What is required ▸ Give the number of lines containing the word "matplotlib", and nothing else.

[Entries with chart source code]
********************

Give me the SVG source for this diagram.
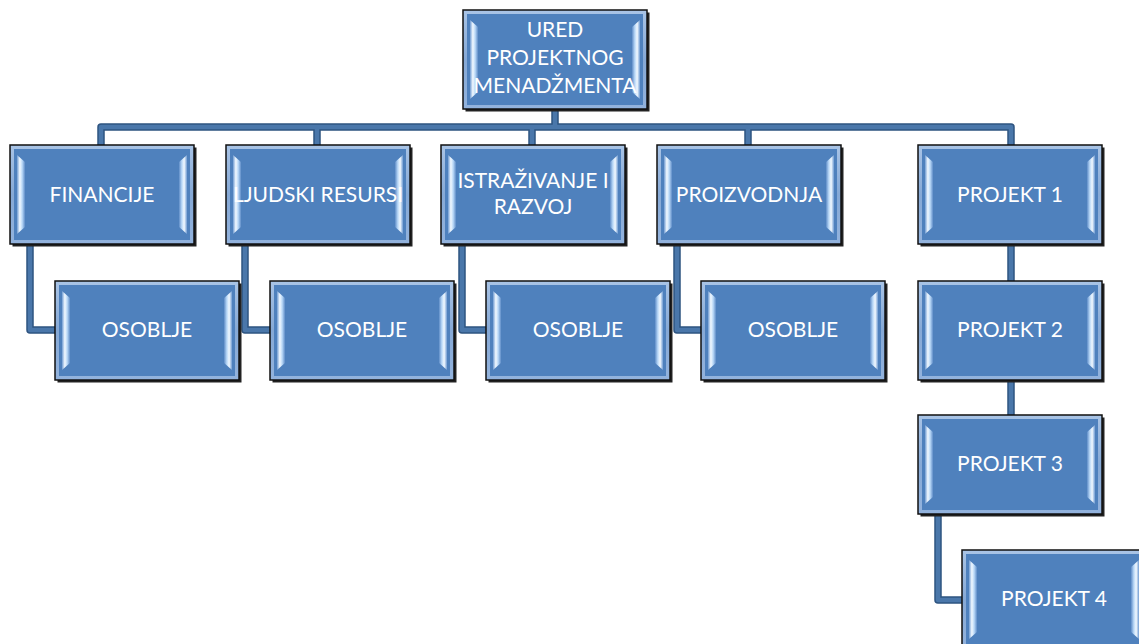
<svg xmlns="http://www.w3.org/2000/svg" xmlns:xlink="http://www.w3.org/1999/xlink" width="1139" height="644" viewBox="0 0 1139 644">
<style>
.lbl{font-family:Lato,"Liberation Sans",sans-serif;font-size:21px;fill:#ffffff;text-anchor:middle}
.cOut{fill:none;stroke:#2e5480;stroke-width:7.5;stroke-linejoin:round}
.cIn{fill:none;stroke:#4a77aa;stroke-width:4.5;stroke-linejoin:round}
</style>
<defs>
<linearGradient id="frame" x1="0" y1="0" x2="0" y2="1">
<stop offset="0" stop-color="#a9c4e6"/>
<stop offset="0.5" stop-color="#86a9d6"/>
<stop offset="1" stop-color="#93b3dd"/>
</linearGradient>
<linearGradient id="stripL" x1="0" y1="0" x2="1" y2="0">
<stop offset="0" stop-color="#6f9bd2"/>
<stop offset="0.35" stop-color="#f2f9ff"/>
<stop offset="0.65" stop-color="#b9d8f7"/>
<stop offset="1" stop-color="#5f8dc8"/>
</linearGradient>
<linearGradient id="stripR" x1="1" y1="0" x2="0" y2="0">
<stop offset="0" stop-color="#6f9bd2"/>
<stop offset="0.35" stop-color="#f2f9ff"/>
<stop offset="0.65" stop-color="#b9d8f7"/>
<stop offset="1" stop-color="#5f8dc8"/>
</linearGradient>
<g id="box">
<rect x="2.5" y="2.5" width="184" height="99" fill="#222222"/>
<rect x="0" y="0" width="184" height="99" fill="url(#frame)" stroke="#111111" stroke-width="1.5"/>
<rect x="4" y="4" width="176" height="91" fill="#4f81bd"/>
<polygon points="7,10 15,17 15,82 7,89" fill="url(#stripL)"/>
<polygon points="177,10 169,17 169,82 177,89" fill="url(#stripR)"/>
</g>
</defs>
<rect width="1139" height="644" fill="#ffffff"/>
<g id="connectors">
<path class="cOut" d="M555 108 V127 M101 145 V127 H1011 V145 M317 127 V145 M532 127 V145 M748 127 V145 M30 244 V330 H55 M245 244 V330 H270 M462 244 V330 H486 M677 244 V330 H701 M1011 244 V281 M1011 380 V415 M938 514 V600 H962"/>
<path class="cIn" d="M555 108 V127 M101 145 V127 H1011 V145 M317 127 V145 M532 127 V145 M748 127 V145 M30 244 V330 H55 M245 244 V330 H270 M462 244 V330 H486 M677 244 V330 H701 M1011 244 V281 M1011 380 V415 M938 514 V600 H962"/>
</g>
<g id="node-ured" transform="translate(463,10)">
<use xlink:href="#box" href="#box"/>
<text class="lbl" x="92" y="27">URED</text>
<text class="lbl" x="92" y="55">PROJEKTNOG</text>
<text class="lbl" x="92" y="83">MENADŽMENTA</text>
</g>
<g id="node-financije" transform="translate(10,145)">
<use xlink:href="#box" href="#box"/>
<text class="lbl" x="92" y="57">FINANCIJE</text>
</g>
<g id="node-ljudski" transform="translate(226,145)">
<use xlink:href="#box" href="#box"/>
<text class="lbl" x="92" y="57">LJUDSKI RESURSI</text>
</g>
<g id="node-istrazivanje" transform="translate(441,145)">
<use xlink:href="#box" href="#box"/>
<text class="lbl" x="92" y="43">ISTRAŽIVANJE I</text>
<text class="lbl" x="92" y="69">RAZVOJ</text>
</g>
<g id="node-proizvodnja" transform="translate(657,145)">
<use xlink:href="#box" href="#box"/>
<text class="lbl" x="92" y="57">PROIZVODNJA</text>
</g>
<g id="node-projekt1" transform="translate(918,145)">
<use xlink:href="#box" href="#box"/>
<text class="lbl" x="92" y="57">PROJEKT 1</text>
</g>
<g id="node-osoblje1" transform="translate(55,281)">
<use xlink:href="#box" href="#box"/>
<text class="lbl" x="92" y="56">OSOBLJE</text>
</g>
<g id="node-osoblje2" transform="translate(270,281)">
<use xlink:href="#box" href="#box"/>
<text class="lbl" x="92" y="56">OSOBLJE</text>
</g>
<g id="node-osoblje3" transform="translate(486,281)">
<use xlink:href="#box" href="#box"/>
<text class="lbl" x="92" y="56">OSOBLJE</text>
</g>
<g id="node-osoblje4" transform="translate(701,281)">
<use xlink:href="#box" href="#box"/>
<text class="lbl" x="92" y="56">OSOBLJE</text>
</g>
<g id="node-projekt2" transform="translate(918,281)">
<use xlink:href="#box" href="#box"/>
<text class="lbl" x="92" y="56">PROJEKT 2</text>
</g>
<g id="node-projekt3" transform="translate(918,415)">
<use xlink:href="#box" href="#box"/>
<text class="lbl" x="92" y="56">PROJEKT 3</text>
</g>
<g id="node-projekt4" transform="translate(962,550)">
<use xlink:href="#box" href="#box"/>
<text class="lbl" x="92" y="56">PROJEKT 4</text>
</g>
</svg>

********************

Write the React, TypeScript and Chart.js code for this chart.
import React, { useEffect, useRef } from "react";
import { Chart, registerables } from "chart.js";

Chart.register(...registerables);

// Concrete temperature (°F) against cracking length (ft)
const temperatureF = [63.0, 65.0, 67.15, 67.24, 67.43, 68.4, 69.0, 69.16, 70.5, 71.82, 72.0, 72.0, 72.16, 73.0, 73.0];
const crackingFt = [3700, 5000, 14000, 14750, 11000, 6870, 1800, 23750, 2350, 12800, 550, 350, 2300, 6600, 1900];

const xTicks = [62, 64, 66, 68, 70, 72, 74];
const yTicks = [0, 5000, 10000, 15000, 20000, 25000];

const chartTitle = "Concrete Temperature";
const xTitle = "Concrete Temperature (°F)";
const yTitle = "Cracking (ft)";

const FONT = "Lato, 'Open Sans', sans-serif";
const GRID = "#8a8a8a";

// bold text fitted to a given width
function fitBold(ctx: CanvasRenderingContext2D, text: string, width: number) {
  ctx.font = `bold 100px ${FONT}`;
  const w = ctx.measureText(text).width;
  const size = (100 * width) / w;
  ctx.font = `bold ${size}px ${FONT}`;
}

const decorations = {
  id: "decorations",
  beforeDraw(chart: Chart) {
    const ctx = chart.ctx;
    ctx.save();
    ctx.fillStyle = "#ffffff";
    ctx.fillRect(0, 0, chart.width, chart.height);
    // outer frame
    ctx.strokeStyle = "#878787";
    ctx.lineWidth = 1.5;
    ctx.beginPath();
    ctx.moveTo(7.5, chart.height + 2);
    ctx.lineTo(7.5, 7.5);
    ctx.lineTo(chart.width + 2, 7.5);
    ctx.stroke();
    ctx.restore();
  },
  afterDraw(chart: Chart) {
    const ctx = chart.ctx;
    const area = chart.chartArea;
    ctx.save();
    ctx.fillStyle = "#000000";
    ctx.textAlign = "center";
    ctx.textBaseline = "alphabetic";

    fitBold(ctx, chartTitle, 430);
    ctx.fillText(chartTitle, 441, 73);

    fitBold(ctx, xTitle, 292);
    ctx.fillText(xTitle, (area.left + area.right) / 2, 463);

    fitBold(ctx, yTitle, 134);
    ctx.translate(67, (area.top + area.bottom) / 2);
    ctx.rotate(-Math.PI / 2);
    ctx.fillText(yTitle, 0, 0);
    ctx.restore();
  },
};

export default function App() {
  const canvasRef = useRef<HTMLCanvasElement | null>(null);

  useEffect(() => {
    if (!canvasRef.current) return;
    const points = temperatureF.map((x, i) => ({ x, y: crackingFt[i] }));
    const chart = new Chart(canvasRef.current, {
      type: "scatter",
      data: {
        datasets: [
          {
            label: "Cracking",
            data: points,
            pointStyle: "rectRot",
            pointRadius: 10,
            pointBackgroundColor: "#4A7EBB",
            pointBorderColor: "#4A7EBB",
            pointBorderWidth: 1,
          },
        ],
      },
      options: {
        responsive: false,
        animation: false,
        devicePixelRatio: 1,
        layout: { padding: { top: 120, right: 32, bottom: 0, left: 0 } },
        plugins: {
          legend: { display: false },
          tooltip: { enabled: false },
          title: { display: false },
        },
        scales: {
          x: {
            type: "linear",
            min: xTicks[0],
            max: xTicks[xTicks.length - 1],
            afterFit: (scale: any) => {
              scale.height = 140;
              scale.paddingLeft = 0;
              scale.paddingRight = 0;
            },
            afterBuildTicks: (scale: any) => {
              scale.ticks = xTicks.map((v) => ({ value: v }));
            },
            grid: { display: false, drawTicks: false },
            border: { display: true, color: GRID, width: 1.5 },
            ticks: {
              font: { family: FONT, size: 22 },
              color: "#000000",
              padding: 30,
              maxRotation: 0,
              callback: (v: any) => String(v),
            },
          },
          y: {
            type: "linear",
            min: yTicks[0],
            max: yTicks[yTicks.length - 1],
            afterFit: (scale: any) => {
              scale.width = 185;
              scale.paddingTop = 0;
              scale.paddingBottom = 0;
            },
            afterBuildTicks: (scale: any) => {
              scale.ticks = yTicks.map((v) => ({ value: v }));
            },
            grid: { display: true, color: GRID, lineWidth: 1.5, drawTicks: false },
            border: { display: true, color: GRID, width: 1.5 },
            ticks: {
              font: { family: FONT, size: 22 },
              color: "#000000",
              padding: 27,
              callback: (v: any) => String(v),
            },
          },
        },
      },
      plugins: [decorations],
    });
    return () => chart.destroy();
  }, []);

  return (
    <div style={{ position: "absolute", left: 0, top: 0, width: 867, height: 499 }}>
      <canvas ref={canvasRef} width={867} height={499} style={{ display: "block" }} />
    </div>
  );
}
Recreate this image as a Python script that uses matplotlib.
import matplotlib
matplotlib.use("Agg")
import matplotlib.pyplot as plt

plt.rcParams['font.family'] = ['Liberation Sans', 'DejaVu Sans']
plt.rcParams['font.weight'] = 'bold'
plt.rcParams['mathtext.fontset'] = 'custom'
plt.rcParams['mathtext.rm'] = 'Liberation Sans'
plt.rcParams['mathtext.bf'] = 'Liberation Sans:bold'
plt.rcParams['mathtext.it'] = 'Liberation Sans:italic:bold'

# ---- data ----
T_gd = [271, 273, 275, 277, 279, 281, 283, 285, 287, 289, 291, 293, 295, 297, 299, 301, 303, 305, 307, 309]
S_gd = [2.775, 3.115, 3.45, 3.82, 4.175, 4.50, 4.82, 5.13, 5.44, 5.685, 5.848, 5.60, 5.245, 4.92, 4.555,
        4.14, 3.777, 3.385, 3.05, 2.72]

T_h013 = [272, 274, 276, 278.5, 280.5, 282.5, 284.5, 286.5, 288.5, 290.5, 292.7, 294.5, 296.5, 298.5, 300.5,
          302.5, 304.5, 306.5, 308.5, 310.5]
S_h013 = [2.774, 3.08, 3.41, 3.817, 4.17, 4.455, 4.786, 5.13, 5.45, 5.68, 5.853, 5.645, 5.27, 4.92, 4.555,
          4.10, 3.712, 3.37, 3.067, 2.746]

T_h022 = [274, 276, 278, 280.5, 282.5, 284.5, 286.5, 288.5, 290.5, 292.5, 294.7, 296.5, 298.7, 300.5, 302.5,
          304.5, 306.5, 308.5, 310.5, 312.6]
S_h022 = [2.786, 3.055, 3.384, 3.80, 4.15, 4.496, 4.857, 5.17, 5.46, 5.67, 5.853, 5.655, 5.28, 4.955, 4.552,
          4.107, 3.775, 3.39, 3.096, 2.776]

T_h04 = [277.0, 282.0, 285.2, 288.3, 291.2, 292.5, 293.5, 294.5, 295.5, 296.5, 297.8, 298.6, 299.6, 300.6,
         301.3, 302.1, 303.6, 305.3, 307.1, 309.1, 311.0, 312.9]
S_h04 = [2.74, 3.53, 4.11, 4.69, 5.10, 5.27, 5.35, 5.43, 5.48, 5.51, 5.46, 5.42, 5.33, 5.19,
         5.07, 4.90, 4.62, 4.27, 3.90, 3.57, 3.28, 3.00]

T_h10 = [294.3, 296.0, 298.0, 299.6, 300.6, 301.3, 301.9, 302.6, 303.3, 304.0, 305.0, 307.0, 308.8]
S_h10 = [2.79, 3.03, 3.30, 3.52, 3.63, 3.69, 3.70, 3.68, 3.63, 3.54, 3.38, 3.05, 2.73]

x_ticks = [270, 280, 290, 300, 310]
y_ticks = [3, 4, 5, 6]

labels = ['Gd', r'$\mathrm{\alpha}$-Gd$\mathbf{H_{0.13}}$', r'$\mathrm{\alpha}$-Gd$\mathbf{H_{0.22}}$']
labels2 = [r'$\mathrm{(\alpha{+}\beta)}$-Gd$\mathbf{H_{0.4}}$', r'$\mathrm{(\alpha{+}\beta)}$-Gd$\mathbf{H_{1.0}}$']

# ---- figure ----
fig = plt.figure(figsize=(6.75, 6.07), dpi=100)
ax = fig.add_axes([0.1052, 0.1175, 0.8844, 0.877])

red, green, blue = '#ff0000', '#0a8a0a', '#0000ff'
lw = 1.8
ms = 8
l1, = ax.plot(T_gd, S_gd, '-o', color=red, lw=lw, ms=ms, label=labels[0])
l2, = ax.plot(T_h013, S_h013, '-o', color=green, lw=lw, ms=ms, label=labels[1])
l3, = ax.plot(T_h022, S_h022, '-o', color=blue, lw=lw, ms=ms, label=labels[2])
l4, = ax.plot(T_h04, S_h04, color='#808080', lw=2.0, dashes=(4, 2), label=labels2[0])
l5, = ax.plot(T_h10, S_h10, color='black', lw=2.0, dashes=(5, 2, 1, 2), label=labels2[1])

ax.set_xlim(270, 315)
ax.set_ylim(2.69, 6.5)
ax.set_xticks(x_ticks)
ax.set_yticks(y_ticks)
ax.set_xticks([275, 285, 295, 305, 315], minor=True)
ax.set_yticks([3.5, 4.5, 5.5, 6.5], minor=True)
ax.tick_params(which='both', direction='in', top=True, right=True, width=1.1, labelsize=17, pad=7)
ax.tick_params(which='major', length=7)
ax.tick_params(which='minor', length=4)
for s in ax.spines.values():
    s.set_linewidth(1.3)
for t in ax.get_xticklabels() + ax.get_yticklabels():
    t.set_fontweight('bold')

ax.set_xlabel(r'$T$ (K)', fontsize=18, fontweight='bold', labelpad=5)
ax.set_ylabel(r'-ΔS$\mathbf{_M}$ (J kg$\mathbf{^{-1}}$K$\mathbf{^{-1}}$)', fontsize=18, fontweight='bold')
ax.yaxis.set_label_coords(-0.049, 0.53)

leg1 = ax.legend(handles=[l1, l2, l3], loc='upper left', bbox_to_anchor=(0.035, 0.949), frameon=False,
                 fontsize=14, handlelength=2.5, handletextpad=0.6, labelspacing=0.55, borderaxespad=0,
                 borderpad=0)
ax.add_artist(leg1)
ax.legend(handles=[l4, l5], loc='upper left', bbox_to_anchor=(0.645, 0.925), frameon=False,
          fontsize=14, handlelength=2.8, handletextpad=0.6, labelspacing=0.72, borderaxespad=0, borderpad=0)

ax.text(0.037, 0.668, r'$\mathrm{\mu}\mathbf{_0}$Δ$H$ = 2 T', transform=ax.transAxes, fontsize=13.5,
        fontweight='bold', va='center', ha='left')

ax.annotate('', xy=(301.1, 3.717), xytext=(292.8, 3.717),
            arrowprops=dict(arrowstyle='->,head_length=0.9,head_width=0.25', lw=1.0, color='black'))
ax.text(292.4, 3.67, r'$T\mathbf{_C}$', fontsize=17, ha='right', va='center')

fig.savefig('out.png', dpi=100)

********************

Response to the exercise ▸ 4